------ STORED DATA ------

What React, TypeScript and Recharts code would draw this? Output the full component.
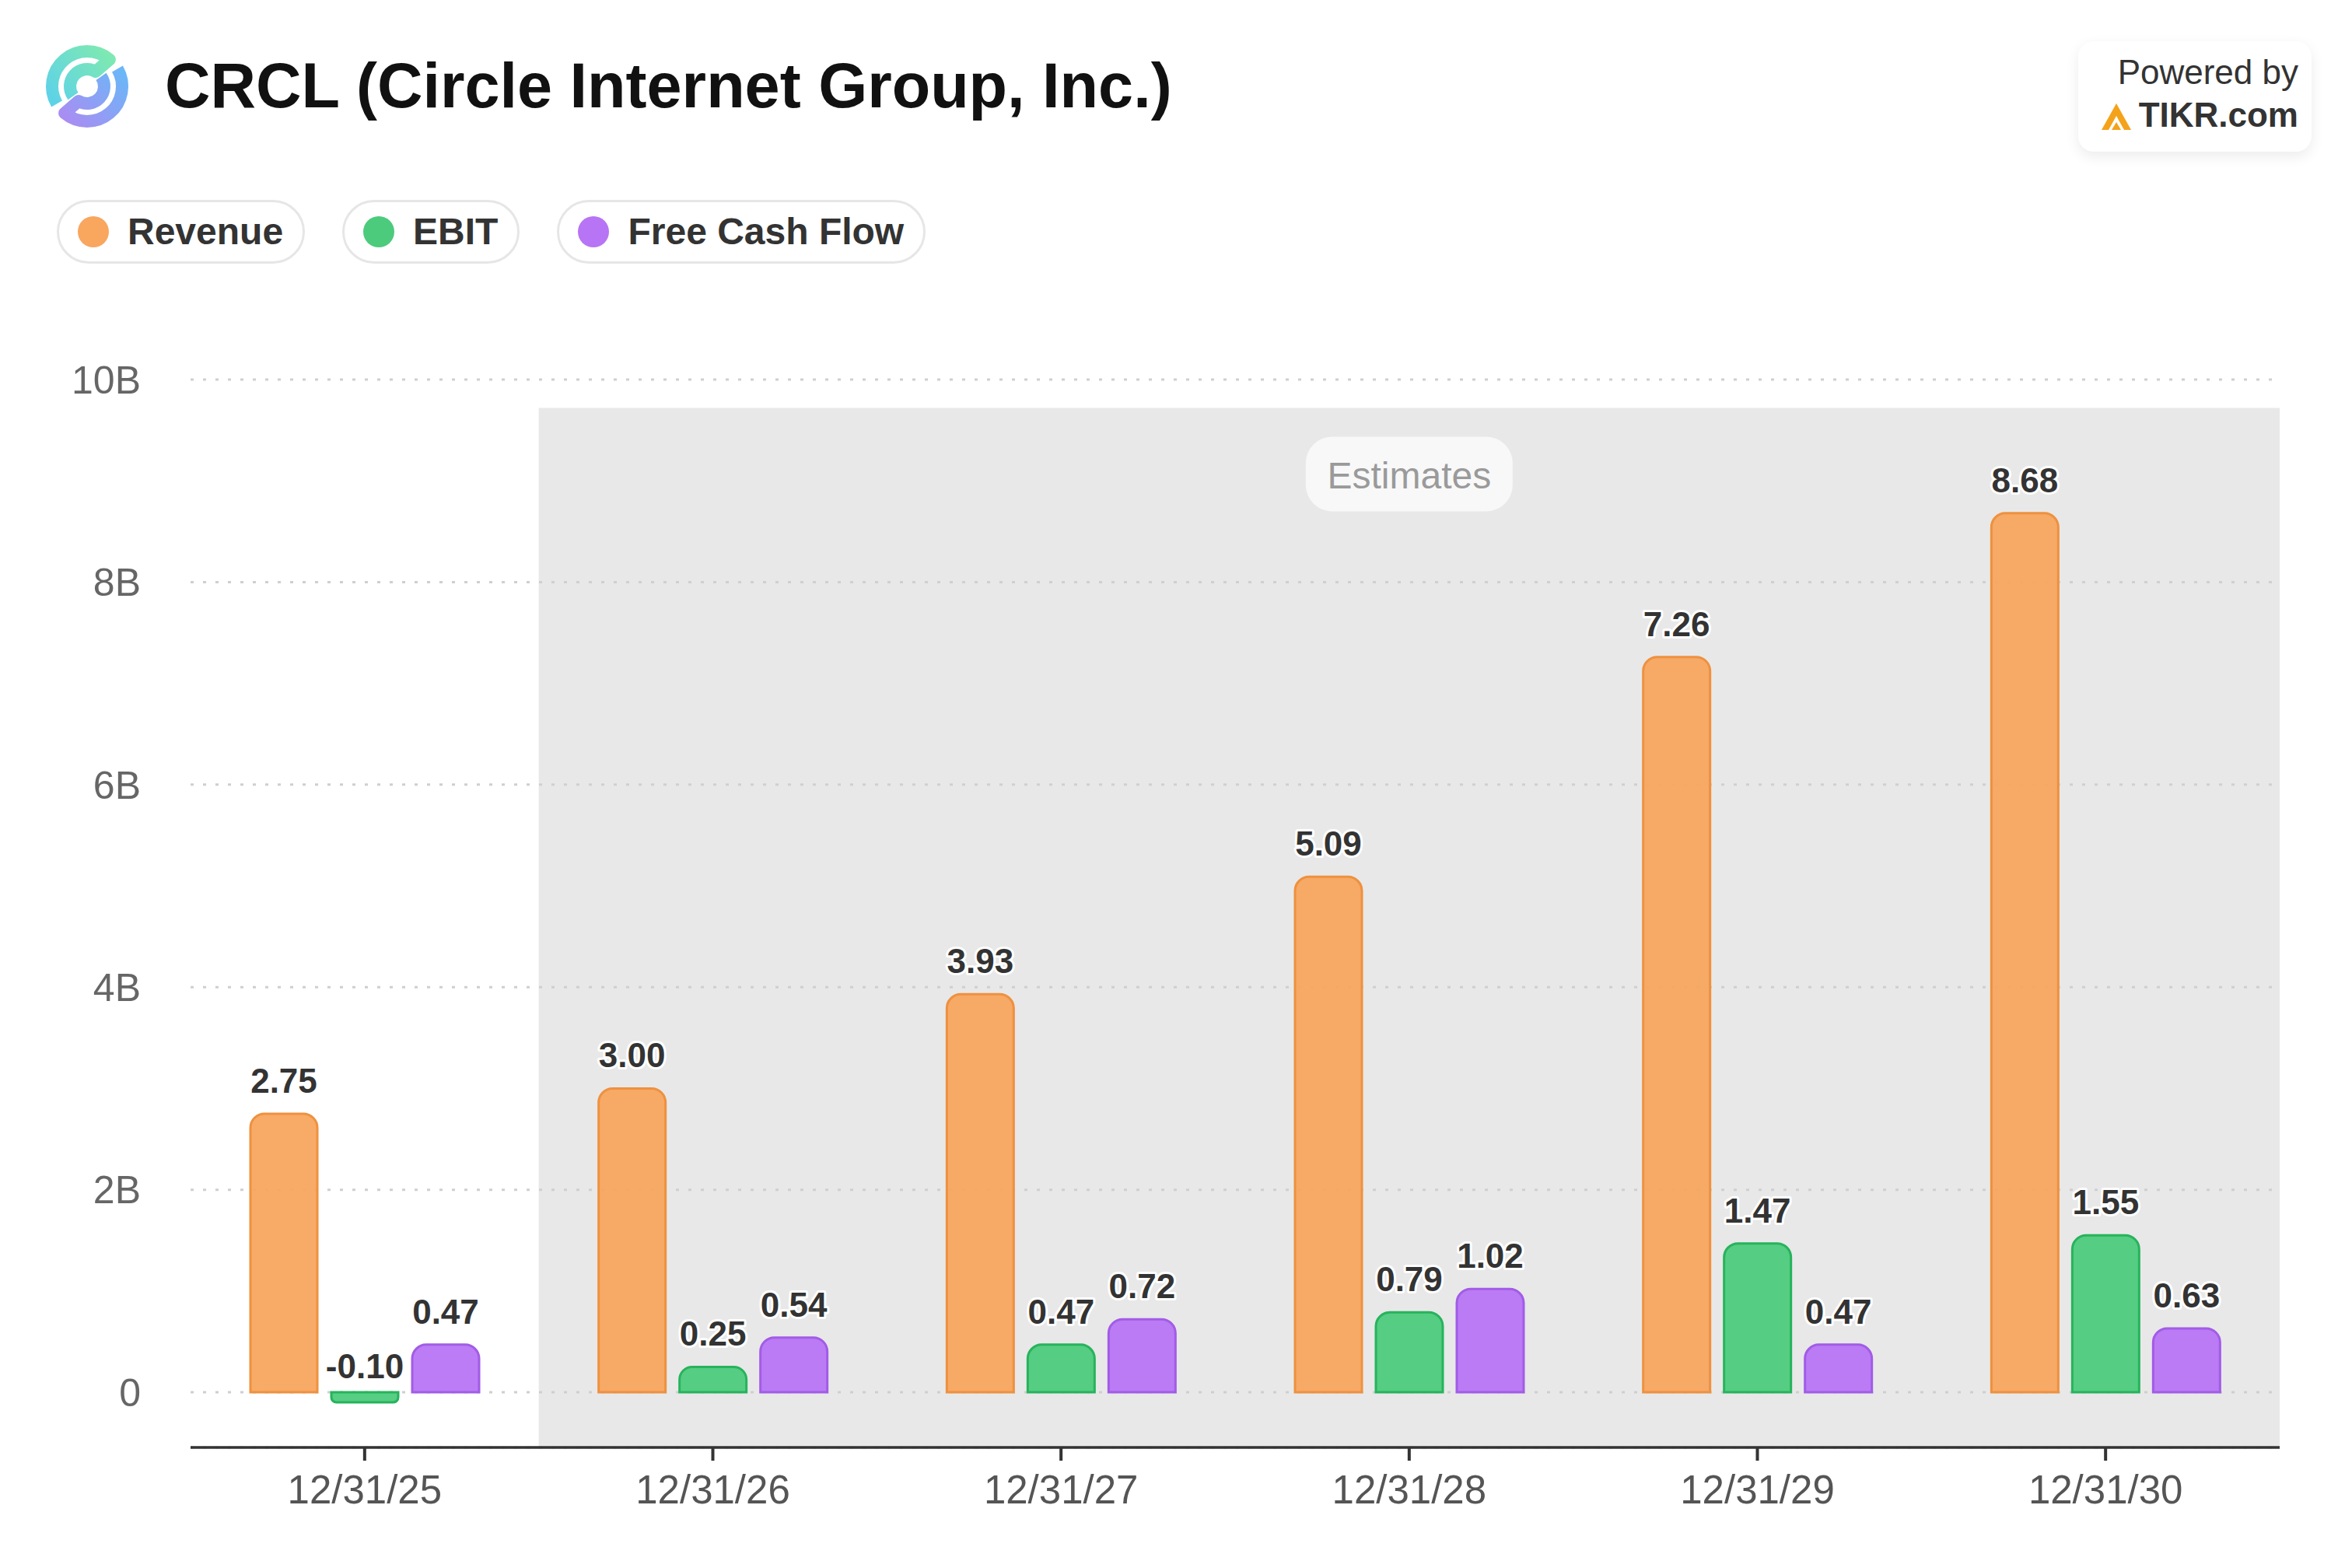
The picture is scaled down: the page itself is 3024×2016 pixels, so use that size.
import React from "react";
import { BarChart, Bar, XAxis, YAxis, CartesianGrid, ReferenceArea, LabelList } from "recharts";

// values in billions
const periods = ["12/31/25", "12/31/26", "12/31/27", "12/31/28", "12/31/29", "12/31/30"];
const revenue = [2.75, 3.0, 3.93, 5.09, 7.26, 8.68];
const ebit = [-0.1, 0.25, 0.47, 0.79, 1.47, 1.55];
const freeCashFlow = [0.47, 0.54, 0.72, 1.02, 0.47, 0.63];
const yTicks = [0, 2, 4, 6, 8, 10];
const estimateFrom = "12/31/26";
const estimateTo = "12/31/30";

const Y_MIN = -0.545;
const Y_MAX = 10;
const ESTIMATE_TOP = 9.72;
const FONT = '"Liberation Sans", Arial, Helvetica, sans-serif';

const series = [
  { key: "revenue", name: "Revenue", fill: "#F8A55D", stroke: "#EE913F", dot: "#F9A65E" },
  { key: "ebit", name: "EBIT", fill: "#4BCB7B", stroke: "#27B35C", dot: "#4CCB7C" },
  { key: "fcf", name: "Free Cash Flow", fill: "#B774F4", stroke: "#A25CE6", dot: "#B774F5" },
];

const data = periods.map((period, i) => ({
  period,
  revenue: revenue[i],
  ebit: ebit[i],
  fcf: freeCashFlow[i],
}));

function renderValueLabel(props: any) {
  const x = Number(props.x);
  const y = Number(props.y);
  const w = Number(props.width);
  const h = Number(props.height);
  const v = Number(props.value);
  const top = h < 0 ? y + h : y;
  return (
    <text
      x={x + w / 2}
      y={top - (v < 0 ? 18 : 27)}
      textAnchor="middle"
      fontSize={44}
      fontWeight={700}
      fontFamily={FONT}
      fill="#333"
      stroke="#fff"
      strokeWidth={6}
      strokeLinejoin="round"
      paintOrder="stroke"
    >
      {v.toFixed(2)}
    </text>
  );
}

function renderEstimatesLabel(props: any) {
  const vb = props.viewBox || {};
  const cx = vb.x + vb.width / 2;
  const top = vb.y + 37;
  return (
    <g>
      <rect x={cx - 133} y={top} width={266} height={96} rx={34} fill="#F8F8F8" />
      <text x={cx} y={top + 67} textAnchor="middle" fontSize={48} fontFamily={FONT} fill="#9A9A9A">
        Estimates
      </text>
    </g>
  );
}

function pt(r: number, deg: number) {
  const a = (deg * Math.PI) / 180;
  return `${(r * Math.cos(a)).toFixed(2)} ${(-r * Math.sin(a)).toFixed(2)}`;
}

function CircleLogo() {
  const R = 45;
  const r = 22;
  const upper = `M ${pt(R, 210)} A ${R} ${R} 0 0 1 ${pt(R, 50)} L ${pt(r, 60)} A ${r} ${r} 0 0 0 ${pt(r, 215)}`;
  const lower = `M ${pt(R, 30)} A ${R} ${R} 0 0 1 ${pt(R, -130)} L ${pt(r, -120)} A ${r} ${r} 0 0 0 ${pt(r, 35)}`;
  return (
    <svg width={114} height={114} viewBox="-57 -57 114 114" style={{ position: "absolute", left: 55, top: 54 }}>
      <defs>
        <linearGradient id="logoA" x1="-40" y1="20" x2="30" y2="-40" gradientUnits="userSpaceOnUse">
          <stop offset="0" stopColor="#5FD3E6" />
          <stop offset="1" stopColor="#7EE9B2" />
        </linearGradient>
        <linearGradient id="logoB" x1="40" y1="-30" x2="-30" y2="40" gradientUnits="userSpaceOnUse">
          <stop offset="0" stopColor="#68B9F8" />
          <stop offset="1" stopColor="#A98DF2" />
        </linearGradient>
      </defs>
      <path d={upper} fill="none" stroke="url(#logoA)" strokeWidth={16} strokeLinejoin="round" />
      <path d={lower} fill="none" stroke="url(#logoB)" strokeWidth={16} strokeLinejoin="round" />
    </svg>
  );
}

function PoweredBy() {
  return (
    <div
      style={{
        position: "absolute",
        left: 2672,
        top: 53,
        width: 300,
        height: 142,
        borderRadius: 20,
        background: "#fff",
        boxShadow: "0 6px 18px rgba(0,0,0,0.08)",
        fontFamily: FONT,
        color: "#333",
      }}
    >
      <div style={{ position: "absolute", right: 17, top: 18, fontSize: 44, lineHeight: "44px", whiteSpace: "nowrap" }}>
        Powered by
      </div>
      <svg width={38} height={34} viewBox="0 0 38 34" style={{ position: "absolute", left: 30, top: 80 }}>
        <path d="M0 34 L19 0 L38 34 L29 34 L19 16 L9 34 Z" fill="#F5A21B" />
        <path d="M13 34 L19 24 L25 34 Z" fill="#F5A21B" />
      </svg>
      <div
        style={{
          position: "absolute",
          right: 17,
          top: 73,
          fontSize: 44,
          lineHeight: "44px",
          fontWeight: 700,
          whiteSpace: "nowrap",
        }}
      >
        TIKR.com
      </div>
    </div>
  );
}

export default function App() {
  return (
    <div
      style={{
        position: "absolute",
        left: 0,
        top: 0,
        width: 3024,
        height: 2016,
        background: "#fff",
        overflow: "hidden",
        fontFamily: FONT,
      }}
    >
      <div style={{ position: "absolute", left: 0, top: 0 }}>
        <BarChart
          width={3024}
          height={2016}
          data={data}
          margin={{ top: 488, right: 93, bottom: 0, left: 0 }}
          barSize={86}
          barGap={18}
        >
          <ReferenceArea
            x1={estimateFrom}
            x2={estimateTo}
            y1={Y_MIN}
            y2={ESTIMATE_TOP}
            fill="#E8E8E8"
            fillOpacity={1}
            stroke="none"
            ifOverflow="visible"
            zIndex={-200}
            label={renderEstimatesLabel}
          />
          <CartesianGrid vertical={false} stroke="#CFCFCF" strokeWidth={3} strokeDasharray="4 12" />
          <XAxis
            dataKey="period"
            height={155}
            interval={0}
            axisLine={{ stroke: "#333", strokeWidth: 3.5 }}
            tickLine={{ stroke: "#333", strokeWidth: 4 }}
            tickSize={17}
            tickMargin={19}
            tick={{ fill: "#555", fontSize: 51, fontFamily: FONT }}
          />
          <YAxis
            type="number"
            domain={[Y_MIN, Y_MAX]}
            ticks={yTicks}
            allowDataOverflow
            width={245}
            axisLine={false}
            tickLine={false}
            tickSize={0}
            tickMargin={64}
            tick={{ fill: "#666", fontSize: 50, fontFamily: FONT }}
            tickFormatter={(v: number) => (v === 0 ? "0" : `${v}B`)}
          />
          {series.map((s) => (
            <Bar
              key={s.key}
              dataKey={s.key}
              name={s.name}
              fill={s.fill}
              fillOpacity={0.94}
              stroke={s.stroke}
              strokeWidth={3}
              radius={[18, 18, 0, 0]}
              isAnimationActive={false}
            >
              <LabelList dataKey={s.key} content={renderValueLabel} />
            </Bar>
          ))}
        </BarChart>
      </div>

      <CircleLogo />
      <div
        style={{
          position: "absolute",
          left: 212,
          top: 70,
          fontSize: 81,
          lineHeight: "81px",
          fontWeight: 700,
          color: "#111",
          whiteSpace: "nowrap",
        }}
      >
        CRCL (Circle Internet Group, Inc.)
      </div>

      <div style={{ position: "absolute", left: 73, top: 257, display: "flex", gap: 48 }}>
        {series.map((s) => (
          <div
            key={s.key}
            style={{
              height: 76,
              border: "3px solid #E6E6E6",
              borderRadius: 41,
              display: "flex",
              alignItems: "center",
              padding: "0 25px 0 24px",
              background: "#fff",
            }}
          >
            <span
              style={{ width: 40, height: 40, borderRadius: 20, background: s.dot, marginRight: 24, display: "block" }}
            />
            <span style={{ fontSize: 48, lineHeight: "48px", fontWeight: 700, color: "#333", whiteSpace: "nowrap" }}>
              {s.name}
            </span>
          </div>
        ))}
      </div>

      <PoweredBy />
    </div>
  );
}
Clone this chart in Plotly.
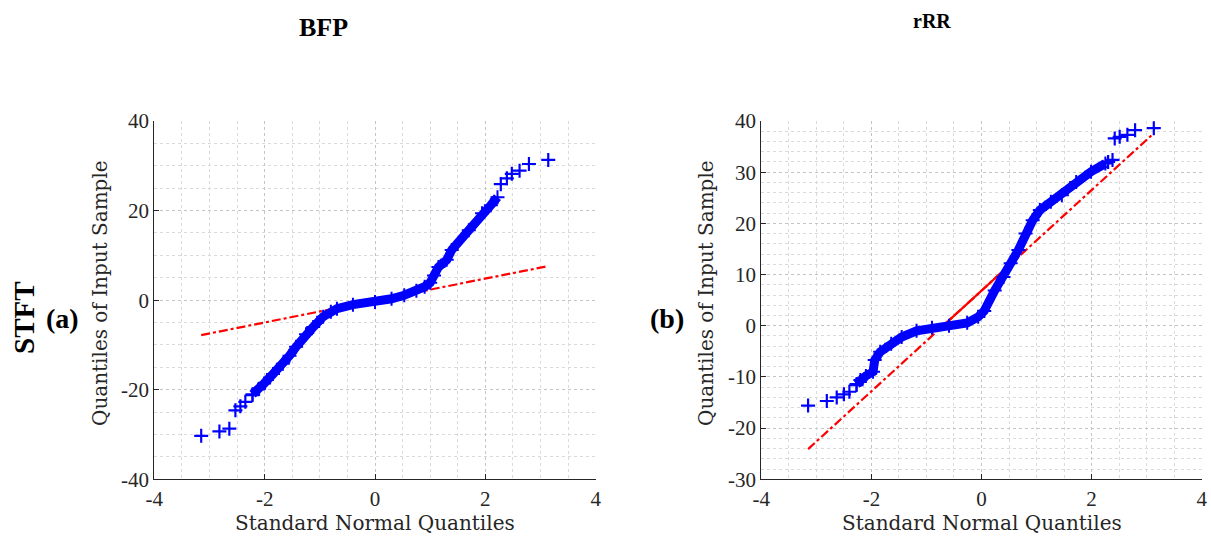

------

Where does the word "this" appear? Return each line that holds it.

→ RESPONSE BELOW
What React, TypeScript and Recharts code would draw this? Output the full component.
Clone this chart in Plotly.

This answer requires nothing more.